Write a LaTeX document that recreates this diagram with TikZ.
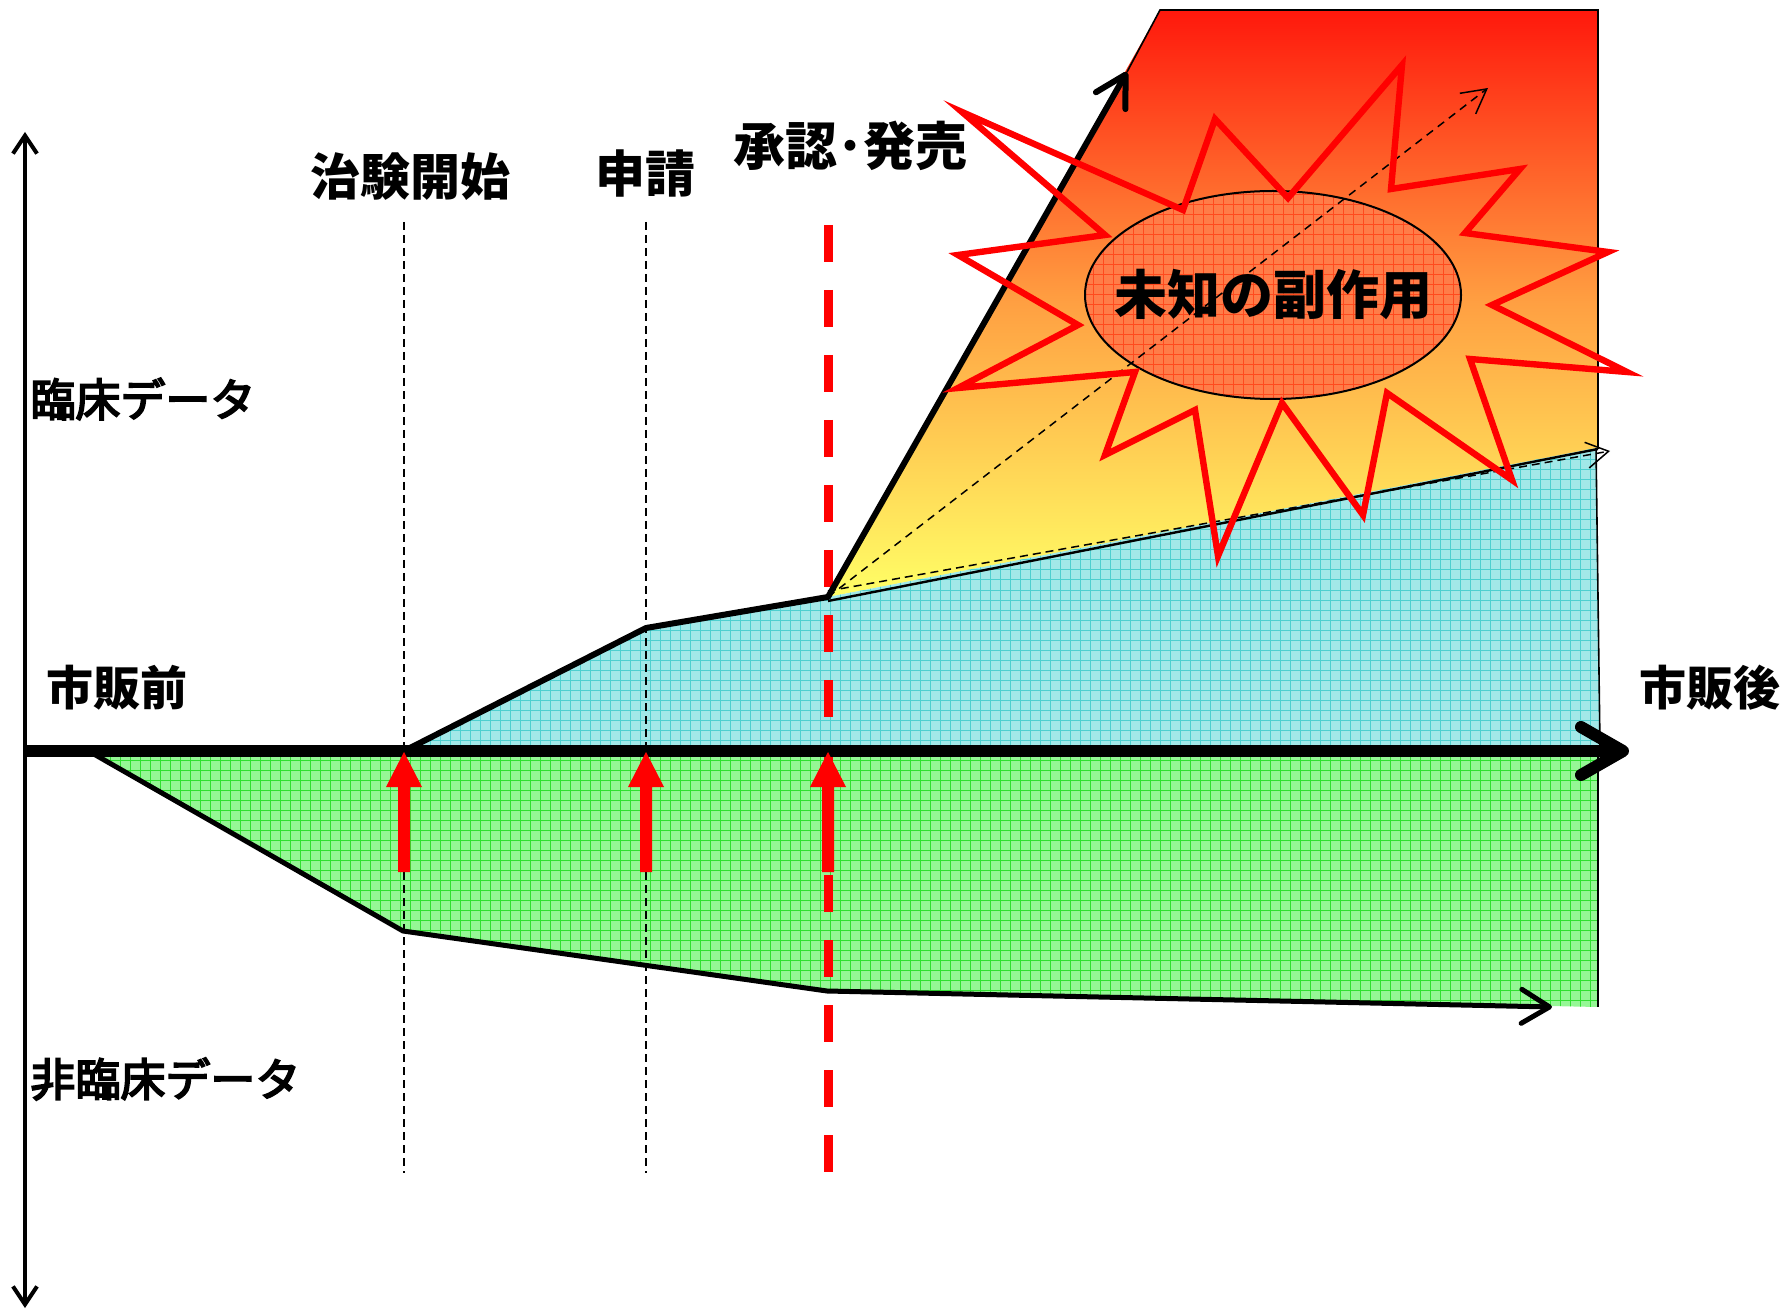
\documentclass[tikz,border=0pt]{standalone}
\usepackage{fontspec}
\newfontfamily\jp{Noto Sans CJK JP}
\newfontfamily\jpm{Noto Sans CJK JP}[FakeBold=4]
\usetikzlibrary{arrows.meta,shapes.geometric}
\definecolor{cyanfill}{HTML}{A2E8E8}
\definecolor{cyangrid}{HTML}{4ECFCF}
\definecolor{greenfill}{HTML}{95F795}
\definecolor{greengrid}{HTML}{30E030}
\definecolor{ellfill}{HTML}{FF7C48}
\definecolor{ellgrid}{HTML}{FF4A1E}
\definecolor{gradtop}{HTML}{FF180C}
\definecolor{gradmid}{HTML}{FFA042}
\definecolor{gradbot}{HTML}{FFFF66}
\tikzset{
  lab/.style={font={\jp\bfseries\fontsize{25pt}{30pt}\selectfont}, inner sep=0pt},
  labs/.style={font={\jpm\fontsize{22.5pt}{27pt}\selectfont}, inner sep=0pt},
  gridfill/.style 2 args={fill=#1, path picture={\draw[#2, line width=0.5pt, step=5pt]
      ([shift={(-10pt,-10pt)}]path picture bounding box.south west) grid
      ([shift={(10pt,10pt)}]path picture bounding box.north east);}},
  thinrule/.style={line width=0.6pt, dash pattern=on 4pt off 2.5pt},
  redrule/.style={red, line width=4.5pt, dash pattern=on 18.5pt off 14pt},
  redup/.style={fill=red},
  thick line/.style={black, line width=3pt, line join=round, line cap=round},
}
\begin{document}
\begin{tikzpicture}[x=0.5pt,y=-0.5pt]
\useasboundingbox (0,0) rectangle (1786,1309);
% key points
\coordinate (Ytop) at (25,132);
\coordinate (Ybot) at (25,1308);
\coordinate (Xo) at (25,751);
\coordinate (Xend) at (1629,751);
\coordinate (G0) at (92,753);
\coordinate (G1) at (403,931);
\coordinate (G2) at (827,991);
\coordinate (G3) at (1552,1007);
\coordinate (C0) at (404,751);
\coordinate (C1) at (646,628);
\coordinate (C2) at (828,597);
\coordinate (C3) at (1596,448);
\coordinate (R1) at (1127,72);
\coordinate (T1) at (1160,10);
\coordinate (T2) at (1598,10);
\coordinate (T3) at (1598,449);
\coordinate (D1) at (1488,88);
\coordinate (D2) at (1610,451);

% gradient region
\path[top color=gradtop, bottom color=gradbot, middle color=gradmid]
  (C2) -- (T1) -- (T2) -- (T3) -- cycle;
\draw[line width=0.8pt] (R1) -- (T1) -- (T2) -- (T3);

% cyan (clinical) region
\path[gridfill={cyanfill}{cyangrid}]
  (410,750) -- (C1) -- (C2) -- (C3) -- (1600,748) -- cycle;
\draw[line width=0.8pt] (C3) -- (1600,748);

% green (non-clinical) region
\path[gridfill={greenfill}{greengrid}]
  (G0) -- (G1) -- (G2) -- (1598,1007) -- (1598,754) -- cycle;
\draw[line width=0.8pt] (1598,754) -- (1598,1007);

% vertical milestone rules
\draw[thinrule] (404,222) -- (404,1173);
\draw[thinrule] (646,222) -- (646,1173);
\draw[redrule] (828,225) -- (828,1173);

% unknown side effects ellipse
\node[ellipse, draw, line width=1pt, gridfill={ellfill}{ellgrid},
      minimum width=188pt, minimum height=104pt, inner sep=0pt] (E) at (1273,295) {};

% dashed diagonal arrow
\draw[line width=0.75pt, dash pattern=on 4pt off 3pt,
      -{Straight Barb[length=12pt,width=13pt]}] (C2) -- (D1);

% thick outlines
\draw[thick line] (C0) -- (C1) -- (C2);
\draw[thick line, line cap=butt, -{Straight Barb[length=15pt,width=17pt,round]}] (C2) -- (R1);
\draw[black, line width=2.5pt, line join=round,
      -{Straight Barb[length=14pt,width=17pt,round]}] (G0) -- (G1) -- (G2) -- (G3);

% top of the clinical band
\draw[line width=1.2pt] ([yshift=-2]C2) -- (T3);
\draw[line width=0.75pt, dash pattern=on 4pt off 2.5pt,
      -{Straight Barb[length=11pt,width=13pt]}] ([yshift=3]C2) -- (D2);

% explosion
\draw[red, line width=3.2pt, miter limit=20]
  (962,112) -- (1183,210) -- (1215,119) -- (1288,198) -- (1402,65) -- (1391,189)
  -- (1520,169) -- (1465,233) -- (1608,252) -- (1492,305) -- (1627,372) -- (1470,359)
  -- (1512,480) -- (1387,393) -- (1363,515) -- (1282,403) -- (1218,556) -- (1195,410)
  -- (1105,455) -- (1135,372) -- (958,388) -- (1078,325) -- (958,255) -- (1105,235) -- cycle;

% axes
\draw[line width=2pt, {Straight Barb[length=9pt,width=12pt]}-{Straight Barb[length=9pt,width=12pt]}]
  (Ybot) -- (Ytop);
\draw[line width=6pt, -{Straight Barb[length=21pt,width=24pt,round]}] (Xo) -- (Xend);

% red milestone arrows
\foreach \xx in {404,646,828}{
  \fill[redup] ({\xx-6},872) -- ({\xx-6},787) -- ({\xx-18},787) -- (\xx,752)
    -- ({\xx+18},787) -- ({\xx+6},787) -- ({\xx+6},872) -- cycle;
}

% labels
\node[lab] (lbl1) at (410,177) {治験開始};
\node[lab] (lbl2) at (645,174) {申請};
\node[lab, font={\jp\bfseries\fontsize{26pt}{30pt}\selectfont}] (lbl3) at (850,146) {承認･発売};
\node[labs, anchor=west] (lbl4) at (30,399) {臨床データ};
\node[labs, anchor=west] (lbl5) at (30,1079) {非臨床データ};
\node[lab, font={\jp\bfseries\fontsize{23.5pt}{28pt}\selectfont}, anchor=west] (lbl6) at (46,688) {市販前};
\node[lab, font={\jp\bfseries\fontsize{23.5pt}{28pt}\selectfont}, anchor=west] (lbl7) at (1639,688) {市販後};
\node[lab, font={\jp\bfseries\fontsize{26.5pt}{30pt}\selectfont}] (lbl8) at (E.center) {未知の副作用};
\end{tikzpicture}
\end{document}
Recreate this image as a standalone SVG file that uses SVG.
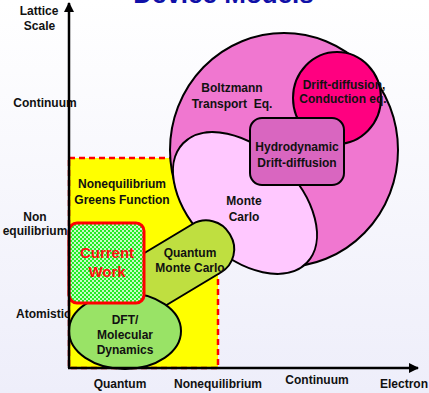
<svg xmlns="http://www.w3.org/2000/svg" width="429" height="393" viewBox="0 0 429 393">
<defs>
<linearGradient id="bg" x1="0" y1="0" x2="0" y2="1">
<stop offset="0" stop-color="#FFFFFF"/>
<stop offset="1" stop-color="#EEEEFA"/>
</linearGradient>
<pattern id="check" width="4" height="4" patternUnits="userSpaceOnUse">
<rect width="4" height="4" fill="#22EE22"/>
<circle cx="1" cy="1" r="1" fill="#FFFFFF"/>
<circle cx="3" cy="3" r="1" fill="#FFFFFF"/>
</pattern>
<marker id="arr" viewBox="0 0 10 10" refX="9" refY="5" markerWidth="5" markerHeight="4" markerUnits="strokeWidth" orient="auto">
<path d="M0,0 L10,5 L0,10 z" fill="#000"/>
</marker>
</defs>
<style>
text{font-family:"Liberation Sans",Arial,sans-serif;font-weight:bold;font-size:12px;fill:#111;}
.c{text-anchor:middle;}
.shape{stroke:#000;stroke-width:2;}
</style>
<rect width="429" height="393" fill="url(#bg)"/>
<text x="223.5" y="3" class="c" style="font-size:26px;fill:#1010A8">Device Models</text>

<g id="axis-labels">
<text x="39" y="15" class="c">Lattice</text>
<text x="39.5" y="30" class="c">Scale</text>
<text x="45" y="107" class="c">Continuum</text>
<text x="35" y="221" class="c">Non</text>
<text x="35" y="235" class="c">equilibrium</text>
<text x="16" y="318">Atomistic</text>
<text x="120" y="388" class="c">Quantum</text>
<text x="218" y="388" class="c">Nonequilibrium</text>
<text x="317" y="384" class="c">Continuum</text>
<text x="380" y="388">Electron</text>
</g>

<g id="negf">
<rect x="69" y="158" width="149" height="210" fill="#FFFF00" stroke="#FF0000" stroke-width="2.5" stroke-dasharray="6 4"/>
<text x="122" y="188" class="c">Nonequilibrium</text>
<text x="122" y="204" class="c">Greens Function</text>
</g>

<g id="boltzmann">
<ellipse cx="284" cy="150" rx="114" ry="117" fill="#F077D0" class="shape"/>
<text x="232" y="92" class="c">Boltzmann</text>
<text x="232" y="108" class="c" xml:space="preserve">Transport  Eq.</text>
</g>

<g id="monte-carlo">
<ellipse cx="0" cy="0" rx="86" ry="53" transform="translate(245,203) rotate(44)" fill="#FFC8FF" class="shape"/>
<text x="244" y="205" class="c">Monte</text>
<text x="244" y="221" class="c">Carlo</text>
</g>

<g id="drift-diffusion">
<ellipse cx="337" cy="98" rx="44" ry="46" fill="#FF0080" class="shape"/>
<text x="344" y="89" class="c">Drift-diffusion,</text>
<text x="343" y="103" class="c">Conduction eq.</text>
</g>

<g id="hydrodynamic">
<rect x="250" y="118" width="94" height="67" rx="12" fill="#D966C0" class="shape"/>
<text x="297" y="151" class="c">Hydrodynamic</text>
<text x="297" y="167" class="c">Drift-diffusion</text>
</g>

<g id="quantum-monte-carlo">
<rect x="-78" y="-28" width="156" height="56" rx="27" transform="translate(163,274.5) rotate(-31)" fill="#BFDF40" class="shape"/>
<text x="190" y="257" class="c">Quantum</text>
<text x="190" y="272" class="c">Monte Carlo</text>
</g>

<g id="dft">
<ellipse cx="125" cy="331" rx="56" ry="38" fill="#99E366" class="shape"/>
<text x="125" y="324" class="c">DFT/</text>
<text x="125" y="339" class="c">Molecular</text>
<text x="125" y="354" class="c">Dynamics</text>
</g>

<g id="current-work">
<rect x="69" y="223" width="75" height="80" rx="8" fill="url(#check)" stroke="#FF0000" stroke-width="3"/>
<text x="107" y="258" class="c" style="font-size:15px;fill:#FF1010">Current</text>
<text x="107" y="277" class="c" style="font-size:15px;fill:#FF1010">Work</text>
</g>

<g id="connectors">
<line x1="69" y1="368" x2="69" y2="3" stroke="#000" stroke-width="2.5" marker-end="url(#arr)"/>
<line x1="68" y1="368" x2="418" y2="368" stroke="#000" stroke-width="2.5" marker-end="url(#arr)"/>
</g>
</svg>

** Work required **
Copy out every line of the data that includes "this".

** Exercise solution **
Write a LaTeX document that recreates this diagram with TikZ.
Recreate this image as a standalone SVG file that uses SVG.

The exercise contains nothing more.